La guerre de l'administration Bush contre les droits démocratiques a mis à nu l'incapacité du parti démocrate à offrir la moindre opposition sérieuse aux forces d'extrême-droite qui dominent le parti républicain. En l'espace de quelques heures après les attaques du 11 septembre, les Démocrates promettaient un appui inconditionnel à la Maison blanche de Bush, déclarant que la dissidence politique n'était plus acceptable. La direction démocrate s'est non seulement mise au pas pour donner à Bush un mandat illimité pour mener la guerre à l'étranger, elle a aussi assuré le passage de sa loi «anti-terroriste». Elle a aussi torpillé toute enquête sur l'échec inexpliqué des services de renseignement qui a permis les attaques du 11 septembre, et cautionné la destruction des protections constitutionnelles.

L'effondrement politique du Parti Démocrate est le point culminant d'un long processus d'adaptation aux sections les plus à droite de l'élite dirigeante.
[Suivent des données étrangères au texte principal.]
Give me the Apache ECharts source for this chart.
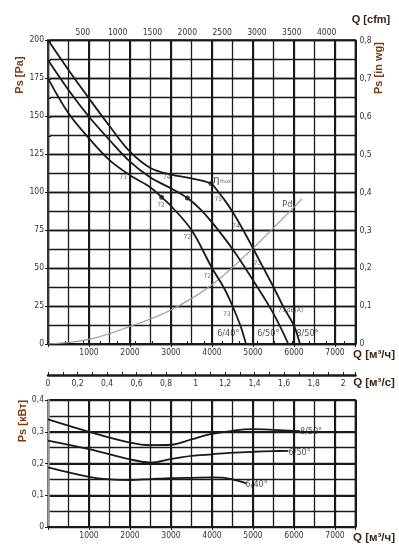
<!DOCTYPE html>
<html><head><meta charset="utf-8">
<script src="https://cdn.jsdelivr.net/npm/echarts@6/dist/echarts.min.js"></script>
<style>html,body{margin:0;padding:0;background:#fff}#c{width:399px;height:558px}</style>
</head><body><div id="c"></div>
<script>
// ---- Pressure curves (Q in m3/h, Ps in Pa)
const q_8_50  = [0, 500, 1000, 1500, 2000, 2500, 3000, 3500, 3976, 4100, 4300, 4500, 4750, 5000, 5250, 5500, 5750, 6000, 6146];
const ps_8_50 = [200, 180.3, 161.6, 143.4, 126.5, 115.8, 111.5, 109, 105.6, 102, 95, 87, 75.5, 63, 50.2, 37.5, 24, 12, 0];
const q_6_50  = [0, 500, 1000, 1500, 2000, 2500, 3000, 3400, 3700, 4000, 4500, 5000, 5500, 5862];
const ps_6_50 = [186.8, 167.1, 149.5, 134.2, 120, 109.5, 102.4, 96, 89, 80, 62.5, 42, 20, 0];
const q_6_40  = [0, 500, 1000, 1500, 2000, 2500, 2773, 3000, 3500, 4000, 4300, 4500, 4700, 4830];
const ps_6_40 = [174.8, 151.8, 135.3, 121, 111, 103, 96.5, 90.8, 75, 50, 36.5, 25, 11.5, 0];
// dynamic pressure
const q_pd  = [0, 1000, 2000, 3000, 4000, 5000, 6000, 6190];
const ps_pd = [0, 3, 11.5, 22.4, 39, 63, 90, 95.5];
// marked points
const dotQ  = [2773, 3400, 3976];
const dotPs = [96.5, 96, 105.6];
// sound / efficiency labels
const effQ    = [1837, 2894, 2756, 4154, 4585, 3398, 5106, 3886, 4358, 5700];
const effPs   = [109.7, 109.7, 91, 95.2, 77.6, 70, 53, 44.7, 19.7, 22];
const effText = ['73', '74', '72', '75', '74', '72', '73', '72', '73', '73'];
const curveNames = ['6/40°', '6/50°', '8/50°'];
const nameQ  = [4398, 5374, 6329];
const namePs = [7, 7, 7];
// ---- Power curves (kW)
const kq_8_50 = [0, 1000, 2000, 2500, 3000, 3500, 4000, 4500, 5000, 5500, 6146];
const kw_8_50 = [0.339, 0.300, 0.266, 0.258, 0.259, 0.276, 0.293, 0.303, 0.308, 0.306, 0.302];
const kq_6_50 = [0, 1000, 2000, 2500, 3000, 3500, 4000, 4500, 5000, 5500, 5862];
const kw_6_50 = [0.272, 0.245, 0.213, 0.203, 0.214, 0.224, 0.229, 0.234, 0.237, 0.239, 0.240];
const kq_6_40 = [0, 1000, 1500, 2000, 2500, 3000, 3500, 4000, 4300, 4500, 4830];
const kw_6_40 = [0.188, 0.158, 0.150, 0.148, 0.151, 0.154, 0.155, 0.156, 0.155, 0.150, 0.138];
const kNameQ  = [5090, 6139, 6415];
const kNameKw = [0.134, 0.234, 0.300];
// ---- axes
const Q_MAX = 7500;
const CFM_MAX = Q_MAX / 1.69901;
const WG_MAX = 200 / 249.089;
const M3S_MAX = Q_MAX / 3600;

const F = "'Liberation Sans Narrow','DejaVu Sans Condensed',sans-serif";
const TF = "'Liberation Sans',Arial,sans-serif";
const INK = '#1a1a1a';
const zip = (a, b) => a.map((v, i) => [v, b[i]]);
const comma = v => {
  const r = Math.round(v * 1000) / 1000;
  if (Math.abs(r * 10 - Math.round(r * 10)) > 1e-6) return '';
  if (r === 0) return '0';
  if (Number.isInteger(r)) return String(r);
  return r.toFixed(1).replace('.', ',');
};
const comma2 = v => {
  const r = Math.round(v * 1000) / 1000;
  if (Math.abs(r * 5 - Math.round(r * 5)) > 1e-6) return '';
  if (r === 0) return '0';
  if (Number.isInteger(r)) return String(r);
  return r.toFixed(1).replace('.', ',');
};
const qFmt = v => (v > 0 && v % 1000 === 0) ? String(v) : '';
const lbl = {fontFamily: F, fontSize: 8.5, color: '#333'};
const thick = {show: true, lineStyle: {color: INK, width: 2}};
const thin = {show: true, lineStyle: {color: INK, width: 1.3}};
const hidden = {axisLine: {show: false}, axisTick: {show: false}, axisLabel: {show: false}};

const chart = echarts.init(document.getElementById('c'), null, {renderer: 'canvas'});
const curve = (q, p, xi, yi, color, w) => ({
  type: 'line', xAxisIndex: xi, yAxisIndex: yi, data: zip(q, p), symbol: 'none',
  smooth: 0.35, lineStyle: {color: color, width: w}, silent: true, z: 5
});
const textItems = (qs, ps, texts, size, color) => qs.map((q, i) => ({
  value: [q, ps[i]],
  label: {show: true, formatter: texts[i], position: 'inside', fontFamily: F, fontSize: size, color: color}
}));

chart.setOption({
  animation: false,
  backgroundColor: '#fff',
  grid: [
    {left: 48, top: 40, width: 307.5, height: 304, show: true, borderColor: INK, borderWidth: 1.5},
    {left: 48, top: 400, width: 307.5, height: 127, show: true, borderColor: INK, borderWidth: 1.5}
  ],
  xAxis: [
    {gridIndex: 0, type: 'value', position: 'bottom', min: 0, max: Q_MAX, interval: 1000,
     axisLine: {lineStyle: {color: INK, width: 2}}, axisTick: {length: 3, lineStyle: {color: INK}},
     axisLabel: Object.assign({margin: 4, formatter: qFmt}, lbl), splitLine: thick},
    Object.assign({gridIndex: 0, type: 'value', position: 'bottom', min: 0, max: Q_MAX, interval: 500, splitLine: thin}, hidden),
    {gridIndex: 0, type: 'value', position: 'top', min: 0, max: CFM_MAX, interval: 250,
     axisLine: {lineStyle: {color: INK, width: 2}}, axisTick: {length: 3, lineStyle: {color: INK}},
     axisLabel: Object.assign({margin: 3, formatter: v => (Math.abs(v % 500) < 1e-6 && v > 0) ? v : ''}, lbl), splitLine: {show: false}},
    {gridIndex: 1, type: 'value', position: 'bottom', min: 0, max: Q_MAX, interval: 1000,
     axisLine: {lineStyle: {color: INK, width: 2}}, axisTick: {length: 3, lineStyle: {color: INK}},
     axisLabel: Object.assign({margin: 4, formatter: qFmt}, lbl), splitLine: thick},
    Object.assign({gridIndex: 1, type: 'value', position: 'bottom', min: 0, max: Q_MAX, interval: 500, splitLine: thin}, hidden),
    {gridIndex: 1, type: 'value', position: 'top', offset: 25, min: 0, max: M3S_MAX, interval: 0.1,
     axisLine: {lineStyle: {color: INK, width: 2.5}}, axisTick: {length: 3, lineStyle: {color: INK}},
     axisLabel: Object.assign({inside: true, margin: 4, formatter: comma2}, lbl), splitLine: {show: false}}
  ],
  yAxis: [
    {gridIndex: 0, type: 'value', position: 'left', min: 0, max: 200, interval: 25,
     axisLine: {show: true, lineStyle: {color: '#9a9a9a', width: 2.5}}, axisTick: {show: true, length: 3, lineStyle: {color: INK}},
     axisLabel: Object.assign({margin: 4}, lbl), splitLine: thin},
    Object.assign({gridIndex: 0, type: 'value', position: 'left', min: 0, max: 200, interval: 12.5, splitLine: thin}, hidden),
    {gridIndex: 0, type: 'value', position: 'right', min: 0, max: WG_MAX, interval: 0.05,
     axisLine: {show: true, lineStyle: {color: INK, width: 1.5}}, axisTick: {show: true, length: 3, lineStyle: {color: INK}},
     axisLabel: Object.assign({margin: 4, formatter: comma}, lbl), splitLine: {show: false}},
    {gridIndex: 1, type: 'value', position: 'left', min: 0, max: 0.4, interval: 0.1,
     axisLine: {show: true, lineStyle: {color: '#9a9a9a', width: 2.5}}, axisTick: {show: true, length: 3, lineStyle: {color: INK}},
     axisLabel: Object.assign({margin: 4, formatter: comma}, lbl), splitLine: thick},
    Object.assign({gridIndex: 1, type: 'value', position: 'left', min: 0, max: 0.4, interval: 0.05, splitLine: thin}, hidden)
  ],
  series: [
    curve(q_pd, ps_pd, 0, 0, '#9a9a9a', 1.2),
    curve(q_8_50, ps_8_50, 0, 0, INK, 1.8),
    curve(q_6_50, ps_6_50, 0, 0, INK, 1.8),
    curve(q_6_40, ps_6_40, 0, 0, INK, 1.8),
    {type: 'scatter', xAxisIndex: 0, yAxisIndex: 0, data: zip(dotQ, dotPs), symbolSize: 5,
     itemStyle: {color: INK}, silent: true, z: 6},
    {type: 'scatter', xAxisIndex: 0, yAxisIndex: 0, symbolSize: 1, itemStyle: {color: 'rgba(0,0,0,0)'}, silent: true, z: 7,
     data: textItems(effQ, effPs, effText, 6.5, '#444')
       .concat(textItems(nameQ, namePs, curveNames, 9, '#222'))
       .concat(textItems([5837], [91.4], ['Pd'], 9, '#222'))
       .concat(textItems([6024], [22], ['dB(A)'], 6.5, '#444'))
       .concat([{value: [4020, 107.9], label: {show: true, position: 'right', distance: 0,
         formatter: '{e|η}{m|max}', rich: {e: {fontFamily: TF, fontSize: 11, color: '#222'}, m: {fontFamily: F, fontSize: 6, color: '#444', padding: [3, 0, 0, 0]}}}}])},
    curve(kq_8_50, kw_8_50, 3, 3, INK, 1.8),
    curve(kq_6_50, kw_6_50, 3, 3, INK, 1.8),
    curve(kq_6_40, kw_6_40, 3, 3, INK, 1.8),
    {type: 'scatter', xAxisIndex: 3, yAxisIndex: 3, symbolSize: 1, itemStyle: {color: 'rgba(0,0,0,0)'}, silent: true, z: 7,
     data: textItems(kNameQ, kNameKw, curveNames, 9, '#222')}
  ],
  graphic: [
    {type: 'text', x: 20, y: 75, rotation: Math.PI / 2, style: {text: 'Ps [Pa]', font: 'bold 11px ' + TF, fill: '#7a3d12', align: 'center', verticalAlign: 'middle'}},
    {type: 'text', x: 379, y: 68, rotation: Math.PI / 2, style: {text: 'Ps [in wg]', font: 'bold 11px ' + TF, fill: '#7a3d12', align: 'center', verticalAlign: 'middle'}},
    {type: 'text', x: 23, y: 421, rotation: Math.PI / 2, style: {text: 'Ps [кВт]', font: 'bold 11px ' + TF, fill: '#7a3d12', align: 'center', verticalAlign: 'middle'}},
    {type: 'text', x: 371, y: 20, style: {text: 'Q [cfm]', font: 'bold 11px ' + TF, fill: '#3b2414', align: 'center', verticalAlign: 'middle'}},
    {type: 'text', x: 374, y: 355, style: {text: 'Q [м³/ч]', font: 'bold 11.5px ' + TF, fill: '#3b2414', align: 'center', verticalAlign: 'middle'}},
    {type: 'text', x: 374, y: 383, style: {text: 'Q [м³/с]', font: 'bold 11.5px ' + TF, fill: '#3b2414', align: 'center', verticalAlign: 'middle'}},
    {type: 'text', x: 374, y: 538, style: {text: 'Q [м³/ч]', font: 'bold 11.5px ' + TF, fill: '#3b2414', align: 'center', verticalAlign: 'middle'}}
  ]
});
</script></body></html>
Dans leur réponse pleine de lâcheté d'abord à la conspiration républicaine pour la destitution de Clinton, puis au vol des élections de l'an 2000, les Démocrates avaient déjà démontré qu'ils ne pouvaient, ni ne voulaient, défendre les droits démocratiques.

Même si pour le moment la grande majorité de ceux qui ont été saisis dans l'étau du gouvernement sont des immigrants originaires du Moyen-Orient et de l'Asie Centrale, c'est seulement une question de temps avant que ces méthodes anti-démocratiques ne soient plus largement utilisées. L'offensive tous azimuts sur les droits démocratiques ne peut être combattue que par l'organisation de la classe ouvrière en tant que force indépendante qui unisse toutes les sections des travailleurs, qu'ils soient immigrés ou nés aux États-Unis, dans une lutte politique contre l'oligarchie financière et ses représentants politiques.